■ TO BE DONE
Nothing outside the range is to be copied. From the entries below, reproduce exactly the lines starting at the one with "Generate a Python" and ending at the one with "from matplotlib.lines import Line2D", without pictures.

■ SUPPLIED DATA
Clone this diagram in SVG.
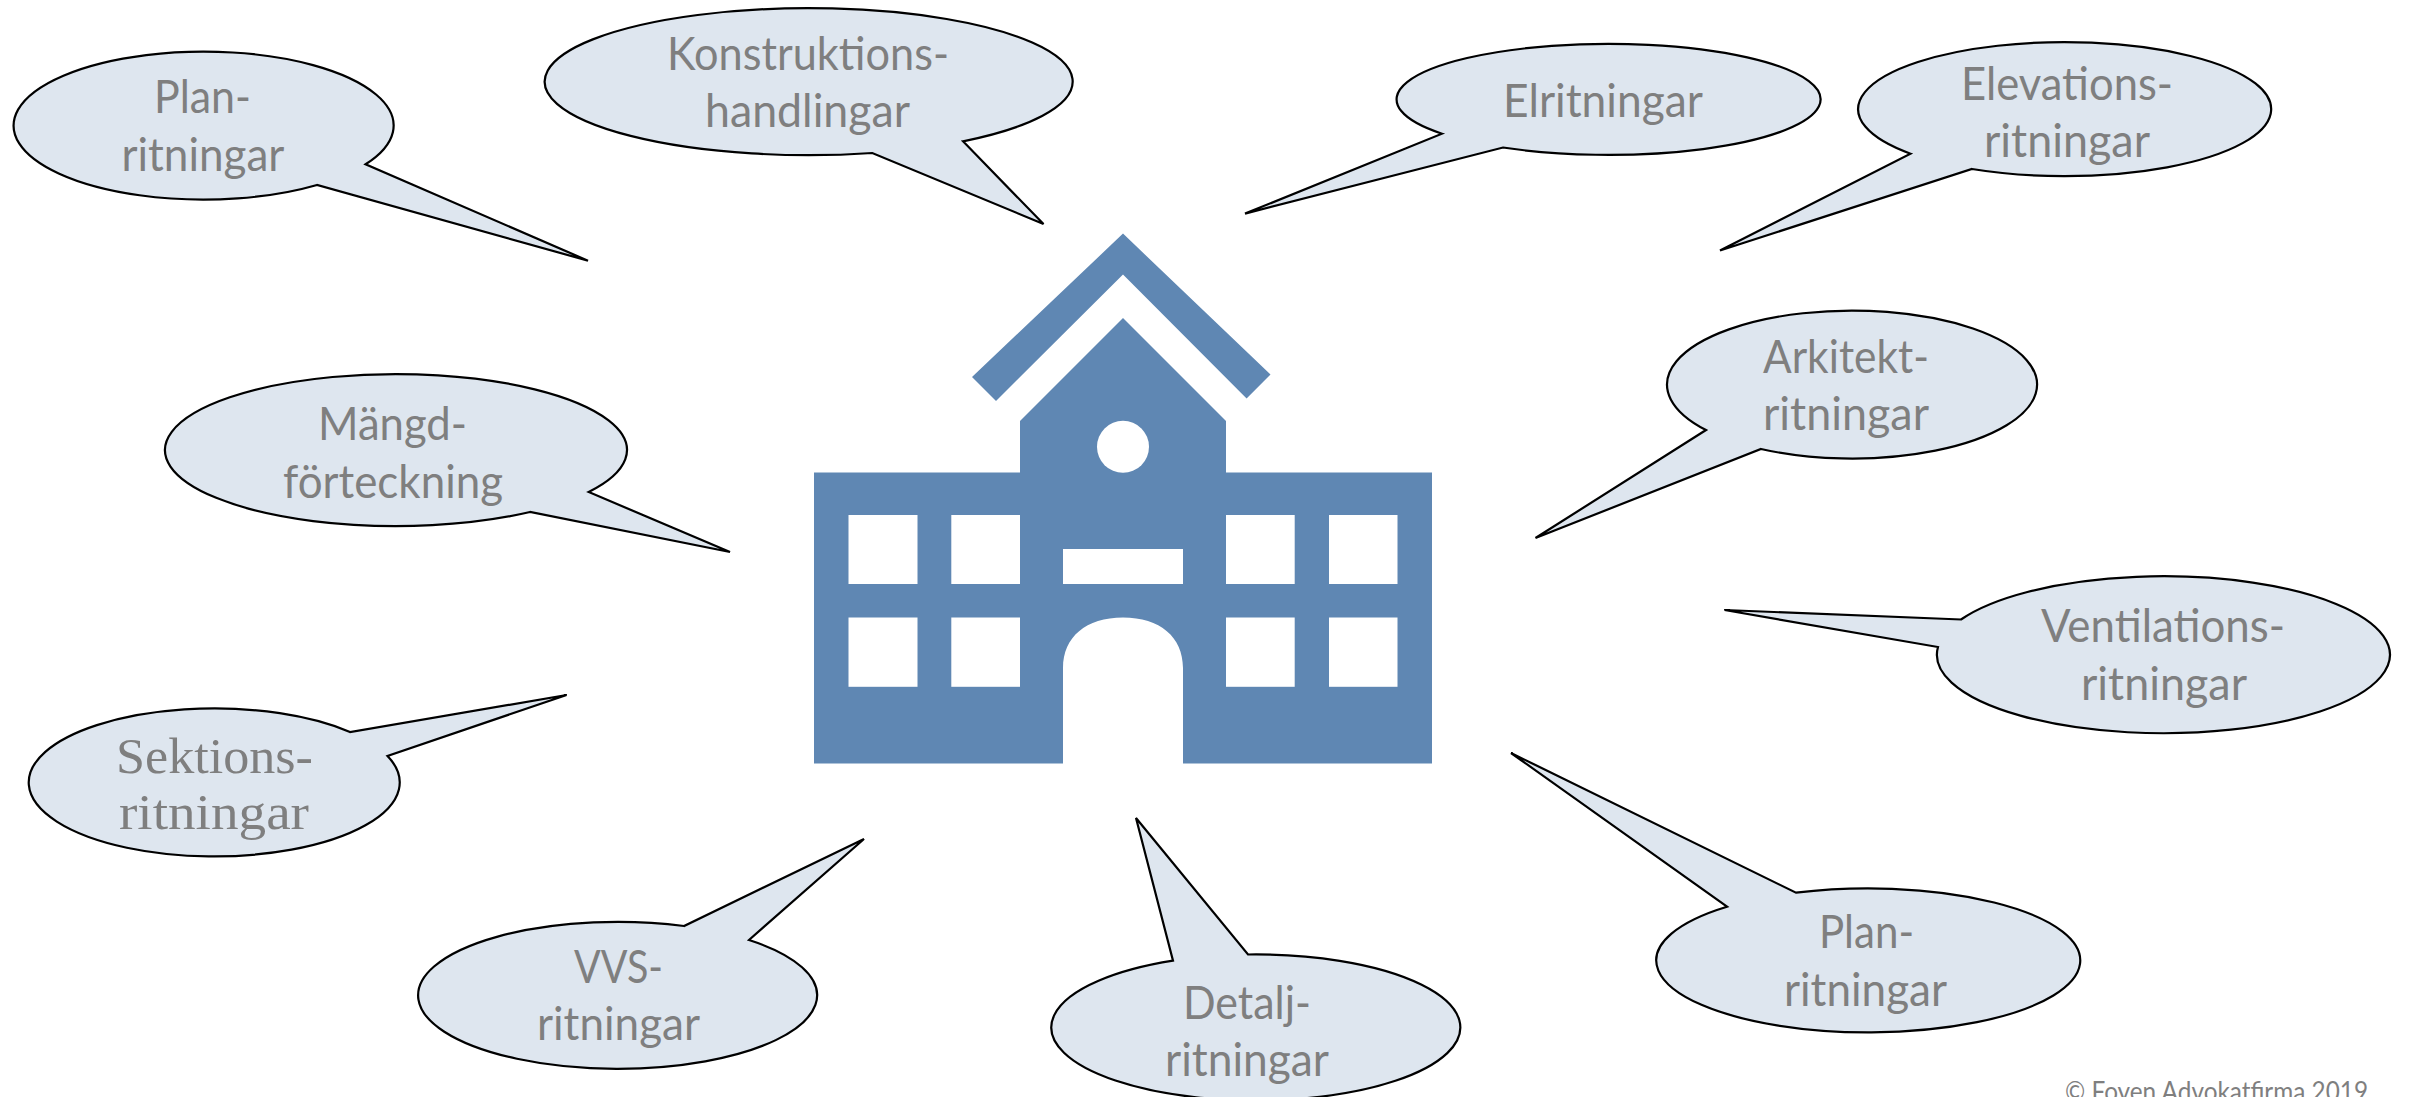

==

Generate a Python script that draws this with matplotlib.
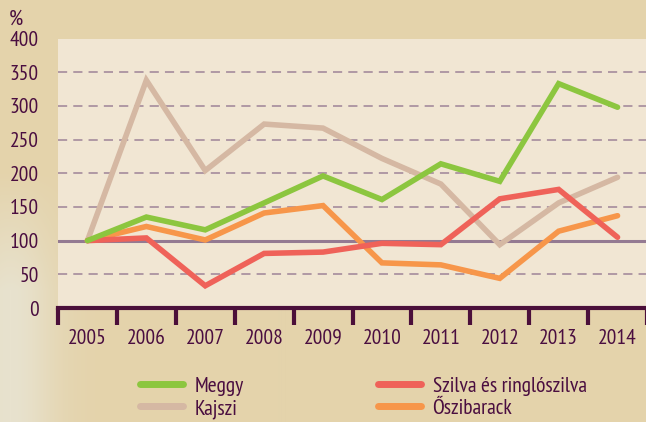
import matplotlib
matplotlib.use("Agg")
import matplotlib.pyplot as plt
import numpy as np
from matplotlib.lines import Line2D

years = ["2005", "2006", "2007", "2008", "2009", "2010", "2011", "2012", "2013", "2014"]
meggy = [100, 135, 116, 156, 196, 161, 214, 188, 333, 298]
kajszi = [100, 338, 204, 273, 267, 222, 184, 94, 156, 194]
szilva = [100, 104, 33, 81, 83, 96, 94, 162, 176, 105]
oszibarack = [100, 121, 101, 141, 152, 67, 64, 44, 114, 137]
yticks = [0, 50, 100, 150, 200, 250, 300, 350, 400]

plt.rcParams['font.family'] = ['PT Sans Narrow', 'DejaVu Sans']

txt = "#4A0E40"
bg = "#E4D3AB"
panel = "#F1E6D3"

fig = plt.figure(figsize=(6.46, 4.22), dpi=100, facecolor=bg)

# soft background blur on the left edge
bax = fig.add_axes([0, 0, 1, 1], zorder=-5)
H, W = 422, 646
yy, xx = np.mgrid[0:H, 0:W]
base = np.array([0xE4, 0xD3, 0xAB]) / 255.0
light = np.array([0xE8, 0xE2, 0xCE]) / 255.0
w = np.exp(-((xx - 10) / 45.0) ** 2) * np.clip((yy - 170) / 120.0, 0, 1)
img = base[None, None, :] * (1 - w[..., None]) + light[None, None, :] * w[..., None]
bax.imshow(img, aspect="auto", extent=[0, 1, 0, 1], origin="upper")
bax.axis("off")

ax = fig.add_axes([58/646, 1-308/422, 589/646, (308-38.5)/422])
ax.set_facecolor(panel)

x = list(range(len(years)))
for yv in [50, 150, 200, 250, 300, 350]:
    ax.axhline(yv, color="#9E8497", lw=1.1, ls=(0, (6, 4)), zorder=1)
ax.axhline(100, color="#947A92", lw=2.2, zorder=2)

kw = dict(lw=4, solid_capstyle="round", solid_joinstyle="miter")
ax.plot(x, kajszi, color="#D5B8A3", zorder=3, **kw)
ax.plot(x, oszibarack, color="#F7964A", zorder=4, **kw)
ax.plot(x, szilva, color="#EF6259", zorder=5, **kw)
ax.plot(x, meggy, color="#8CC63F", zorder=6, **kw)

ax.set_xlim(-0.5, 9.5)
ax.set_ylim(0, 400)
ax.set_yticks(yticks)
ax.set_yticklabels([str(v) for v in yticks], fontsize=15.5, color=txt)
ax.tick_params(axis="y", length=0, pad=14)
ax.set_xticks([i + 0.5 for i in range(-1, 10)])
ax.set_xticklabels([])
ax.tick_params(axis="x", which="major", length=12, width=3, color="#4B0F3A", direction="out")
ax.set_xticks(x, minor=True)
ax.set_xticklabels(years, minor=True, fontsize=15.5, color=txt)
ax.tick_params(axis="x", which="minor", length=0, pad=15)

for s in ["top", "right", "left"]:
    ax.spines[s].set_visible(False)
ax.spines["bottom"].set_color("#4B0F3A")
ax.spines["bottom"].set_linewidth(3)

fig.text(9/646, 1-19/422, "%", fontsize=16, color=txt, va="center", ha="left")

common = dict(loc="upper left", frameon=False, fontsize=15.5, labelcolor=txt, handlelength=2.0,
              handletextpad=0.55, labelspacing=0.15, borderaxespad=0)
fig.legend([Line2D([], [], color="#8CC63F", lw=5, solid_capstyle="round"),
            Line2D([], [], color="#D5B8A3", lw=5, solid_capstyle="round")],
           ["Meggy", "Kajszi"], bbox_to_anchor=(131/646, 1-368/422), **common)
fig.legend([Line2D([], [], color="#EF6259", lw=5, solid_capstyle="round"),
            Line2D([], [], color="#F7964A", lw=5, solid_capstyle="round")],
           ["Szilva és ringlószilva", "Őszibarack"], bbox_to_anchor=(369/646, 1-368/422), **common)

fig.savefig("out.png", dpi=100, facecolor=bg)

* * *

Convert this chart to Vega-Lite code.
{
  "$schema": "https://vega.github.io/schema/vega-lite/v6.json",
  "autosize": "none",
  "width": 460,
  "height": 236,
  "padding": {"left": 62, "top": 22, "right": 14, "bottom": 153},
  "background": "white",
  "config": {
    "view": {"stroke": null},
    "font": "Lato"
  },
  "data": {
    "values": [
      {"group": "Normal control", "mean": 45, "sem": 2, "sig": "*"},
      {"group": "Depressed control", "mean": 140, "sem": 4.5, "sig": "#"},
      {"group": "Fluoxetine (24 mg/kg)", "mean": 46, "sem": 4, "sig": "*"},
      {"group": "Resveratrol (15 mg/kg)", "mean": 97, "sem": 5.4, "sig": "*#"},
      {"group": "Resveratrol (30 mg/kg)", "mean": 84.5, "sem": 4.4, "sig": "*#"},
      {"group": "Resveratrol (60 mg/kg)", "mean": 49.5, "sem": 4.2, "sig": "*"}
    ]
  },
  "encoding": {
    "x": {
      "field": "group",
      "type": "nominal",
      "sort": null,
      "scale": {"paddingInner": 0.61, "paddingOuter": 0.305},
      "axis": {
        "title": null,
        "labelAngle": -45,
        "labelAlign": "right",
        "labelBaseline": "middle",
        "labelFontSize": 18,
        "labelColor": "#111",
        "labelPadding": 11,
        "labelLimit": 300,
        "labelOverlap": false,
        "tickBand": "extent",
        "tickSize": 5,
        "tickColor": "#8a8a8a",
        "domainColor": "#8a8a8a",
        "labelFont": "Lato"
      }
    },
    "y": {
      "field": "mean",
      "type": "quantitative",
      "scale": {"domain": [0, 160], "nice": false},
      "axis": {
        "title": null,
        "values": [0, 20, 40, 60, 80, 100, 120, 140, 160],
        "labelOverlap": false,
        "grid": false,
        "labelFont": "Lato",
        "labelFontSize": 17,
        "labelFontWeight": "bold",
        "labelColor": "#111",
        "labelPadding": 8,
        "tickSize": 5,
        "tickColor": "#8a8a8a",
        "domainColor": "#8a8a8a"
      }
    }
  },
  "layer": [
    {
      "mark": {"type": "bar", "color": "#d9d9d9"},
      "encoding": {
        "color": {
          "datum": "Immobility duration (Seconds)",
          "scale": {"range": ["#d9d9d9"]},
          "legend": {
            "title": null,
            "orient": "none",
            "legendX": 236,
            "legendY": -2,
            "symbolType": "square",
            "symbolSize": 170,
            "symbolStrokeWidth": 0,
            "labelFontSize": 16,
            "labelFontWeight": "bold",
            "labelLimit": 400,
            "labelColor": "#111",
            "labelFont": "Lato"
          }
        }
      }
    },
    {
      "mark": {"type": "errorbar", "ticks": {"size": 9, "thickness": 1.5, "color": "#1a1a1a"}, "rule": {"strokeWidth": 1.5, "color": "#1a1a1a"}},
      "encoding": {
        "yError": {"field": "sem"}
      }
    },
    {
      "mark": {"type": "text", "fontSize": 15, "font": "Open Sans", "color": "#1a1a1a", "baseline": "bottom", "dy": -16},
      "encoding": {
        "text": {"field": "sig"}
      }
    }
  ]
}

■ ANSWER TO THIS EXERCISE
Generate a Python script that draws this with matplotlib.
import matplotlib
matplotlib.use("Agg")
import matplotlib.pyplot as plt
import numpy as np
from matplotlib.lines import Line2D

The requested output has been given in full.